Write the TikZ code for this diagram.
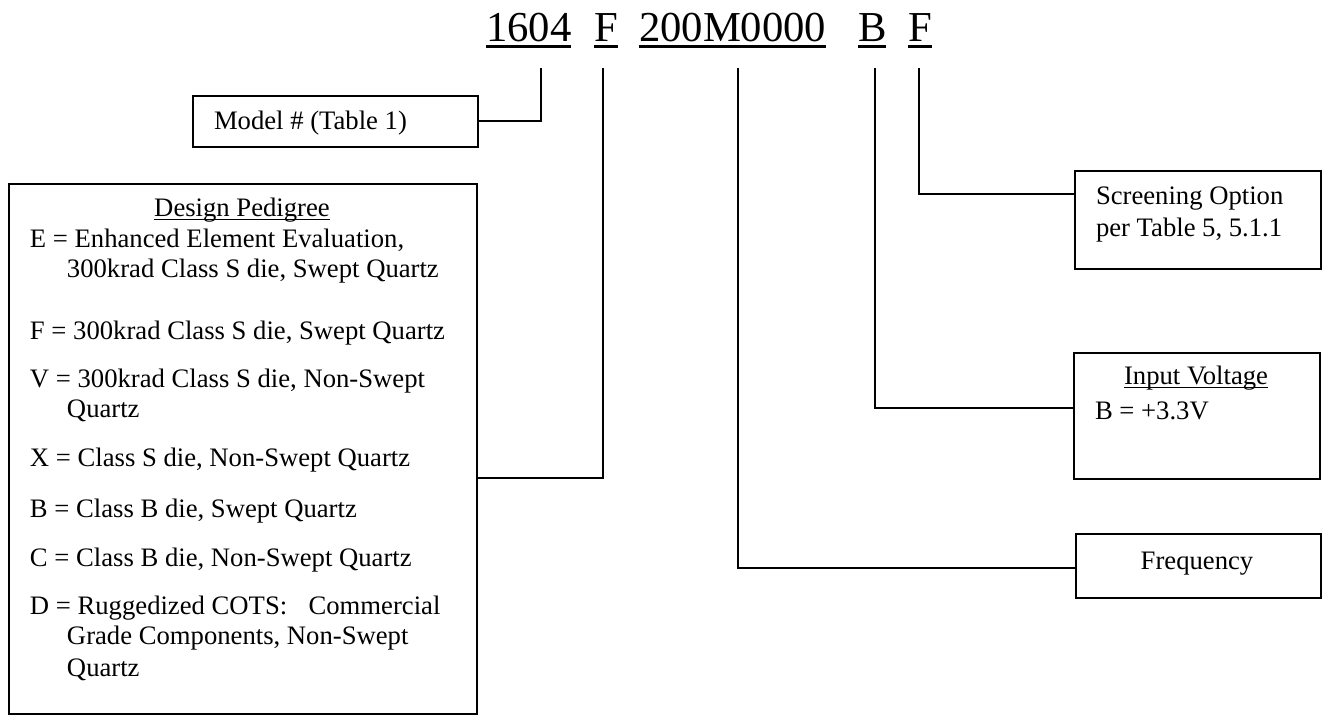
\documentclass[tikz,border=0pt]{standalone}
\usepackage{fontspec}
\setmainfont{Liberation Serif}
\usetikzlibrary{positioning}
\newcommand\wordul[1]{\setbox0\hbox{#1}\rlap{\rule[-0.13em]{\wd0}{0.05em}}\box0}

\begin{document}
\begin{tikzpicture}[x=0.375pt, y=-0.375pt, line width=0.75pt,
    box/.style 2 args={draw, rectangle, inner sep=0pt, anchor=north west,
                       minimum width=#1*0.375pt, minimum height=#2*0.375pt},
    txt/.style={inner sep=0pt, anchor=base west, font=\fontsize{10pt}{11.5pt}\selectfont},
    ctxt/.style={txt, anchor=base},
    code/.style={inner sep=0pt, anchor=base west, font=\fontsize{16pt}{18pt}\selectfont}]
    \useasboundingbox (0,0) rectangle (1322,715);

    \node[code] (p1) at (485,42) {\wordul{1604}};
    \node[code] (p2) at (593,42) {\wordul{F}};
    \node[code] (p3) at (638,42) {\wordul{200M0000}};
    \node[code] (p4) at (857,42) {\wordul{B}};
    \node[code] (p5) at (907,42) {\wordul{F}};

    \node[box={285}{51}] (model) at (192,95) {};
    \node[txt] (modeltxt) at (213,130) {Model \# (Table 1)};

    \node[box={468}{530}] (pedigree) at (8,183) {};
    \node[ctxt] (pedhead) at (242,217) {\wordul{Design Pedigree}};
    \node[txt] (pedE) at (29,248) {E = Enhanced Element Evaluation,};
    \node[txt] (pedEb) at (66,278) {300krad Class S die, Swept Quartz};
    \node[txt] (pedF) at (29,340) {F = 300krad Class S die, Swept Quartz};
    \node[txt] (pedV) at (29,388) {V = 300krad Class S die, Non-Swept};
    \node[txt] (pedVb) at (66,418) {Quartz};
    \node[txt] (pedX) at (29,467) {X = Class S die, Non-Swept Quartz};
    \node[txt] (pedB) at (29,518) {B = Class B die, Swept Quartz};
    \node[txt] (pedC) at (29,567) {C = Class B die, Non-Swept Quartz};
    \node[txt] (pedD) at (29,615) {D = Ruggedized COTS:\hspace{0.8em}Commercial};
    \node[txt] (pedDb) at (66,645) {Grade Components, Non-Swept};
    \node[txt] (pedDc) at (66,677) {Quartz};

    \node[box={246}{98}] (screen) at (1074,170) {};
    \node[txt] (screentxt) at (1095,205) {Screening Option};
    \node[txt] (screentxtb) at (1095,237) {per Table 5, 5.1.1};

    \node[box={246}{126}] (volt) at (1073,352) {};
    \node[ctxt] (volthead) at (1196,385) {\wordul{Input Voltage}};
    \node[txt] (volttxt) at (1094,420) {B = +3.3V};

    \node[box={245}{64}] (freq) at (1075,533) {};
    \node[ctxt] (freqtxt) at (1197,570) {Frequency};

    \coordinate (k1) at (541,68);
    \coordinate (k2) at (603,68);
    \coordinate (k3) at (738,68);
    \coordinate (k4) at (875,68);
    \coordinate (k5) at (919,68);

    \draw (k1) |- (model.east);
    \draw (k2) |- (pedigree.east |- 0,478);
    \draw (k3) |- (freq.west |- 0,568);
    \draw (k4) |- (volt.west |- 0,408);
    \draw (k5) |- (screen.west |- 0,194);
  \end{tikzpicture}
\end{document}
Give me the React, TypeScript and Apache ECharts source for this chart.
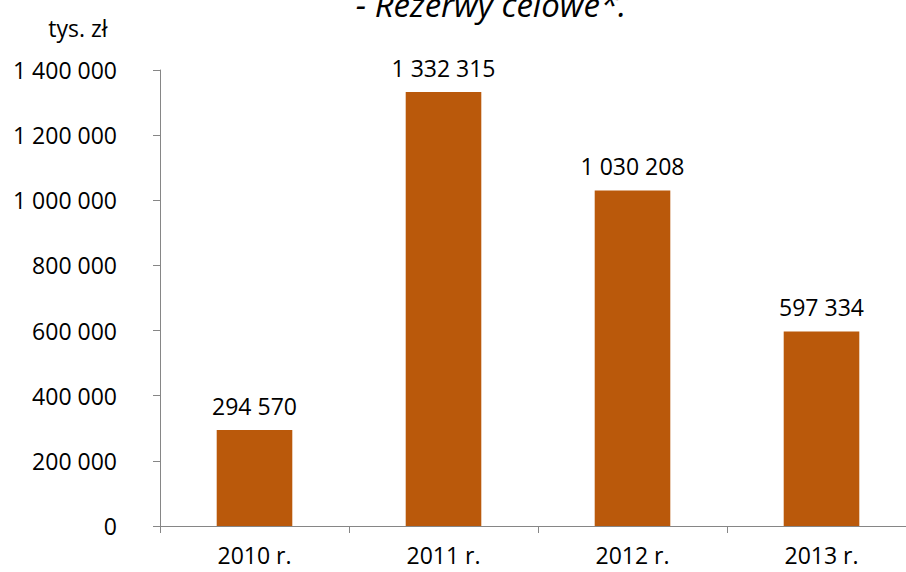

Your instructions ▸ Find the string "code" in the records, then copy each line where it occurs.

Written response ▸
Write the TikZ code for this diagram.
    code/.style={inner sep=0pt, anchor=base west, font=\fontsize{16pt}{18pt}\selectfont}]
    \node[code] (p1) at (485,42) {\wordul{1604}};
    \node[code] (p2) at (593,42) {\wordul{F}};
    \node[code] (p3) at (638,42) {\wordul{200M0000}};
    \node[code] (p4) at (857,42) {\wordul{B}};
    \node[code] (p5) at (907,42) {\wordul{F}};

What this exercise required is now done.